Aggressive investors are those who seek maximum returns and are willing to accept high levels of risk, including the possibility of significant losses. They are typically well-informed, have a longer investment horizon, and are financially able to withstand market volatility.

Venture Capital Funds (VCFs) in Category I are well-suited for aggressive investors. VCFs invest in high-growth startups, offering the potential for substantial returns if these companies succeed. However, the risk of failure is also higher, which aggressive investors are prepared to accept. Similarly, Hedge Funds in Category III, known for their dynamic trading strategies, including leverage and derivatives, can offer high returns but come with a greater risk of substantial losses.

 

  • Sophisticated Investors: Seeking Unique Opportunities and Complex Strategies

Sophisticated investors are a niche group with a deep understanding of financial markets and alternative investments. They are often high-net-worth individuals or institutional investors who are looking for unique opportunities that require a significant amount of capital and expertise.

For these investors, Social Venture Funds in Category I offer the chance to invest in companies that aim to generate social or environmental impact alongside financial returns. This aligns with the growing trend of impact investing, where the success is measured by both financial performance and the positive change created.

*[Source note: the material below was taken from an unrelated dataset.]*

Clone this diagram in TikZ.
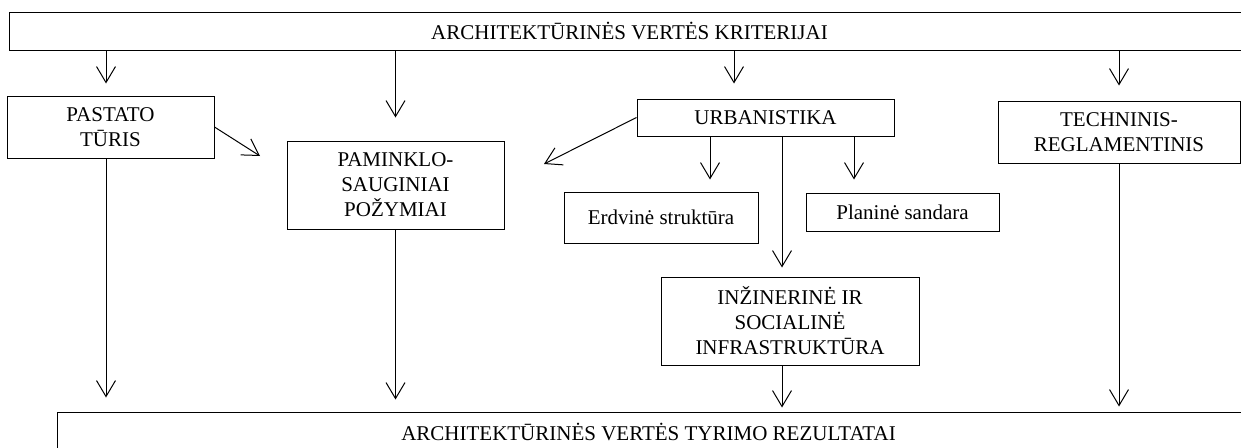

Private Investment in Public Equity Funds (PIPE) in Category III also cater to sophisticated investors. These funds invest in publicly traded companies through private placements, often at a discount. This strategy requires a thorough understanding of market conditions and the ability to act swiftly on investment opportunities.

 

In Conclusion

Alternative Investment Funds present a rich tapestry of investment options, each category offering a distinct blend of risk and reward. By understanding the characteristics and investor suitability of each AIF category, individuals can make informed decisions to craft a portfolio that not only reflects their financial objectives but also aligns with their risk tolerance.